God, both in the biblical Cain and Abel tale and in East of Eden, is like the ultimate authoritarian dad. He's scary, you don't want to make him angry, and you wish he would just give you a hug but he's never going to. We definitely see that in the Cyrus-Charles and Adam-Cal relationships (i.e. the God-Cain relationships).
But God has his favorites too: he likes the people who give him nice things, like lamb kebob or puppies or the pride of having a kid in college. It's pretty arbitrary what God/God's stand-in likes and what he doesn't like; we mean, fifteen thousand dollars seems to be a pretty nice gift as far as gifts go, but Adam just doesn't feel it.

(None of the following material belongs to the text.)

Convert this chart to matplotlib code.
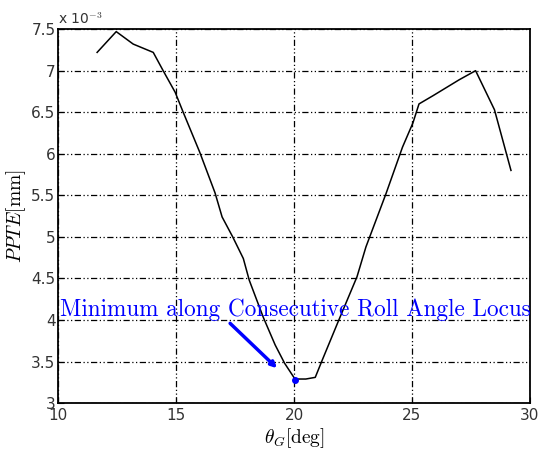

With Samuel things are a bit different. He's less like the God of the Hebrew Bible and more like one of the patriarchs, like Abraham, or a leader like (hey, why not?) Samuel. In fact, patriarch is exactly the word that Steinbeck uses to describe him:
Adam saw a big man, bearded like a patriarch, his graying hair stirring in the air like thistledown. (13.3.33)
Hm, a big, bearded, biblical patriarch with lots of children who go off and do various impressive and not-so-impressive things. Sounds a lot like the Israelites to us. So Samuel is less of a picky, imposing deity-dad and more of a grand paternal figure spawning generations of Hamiltons.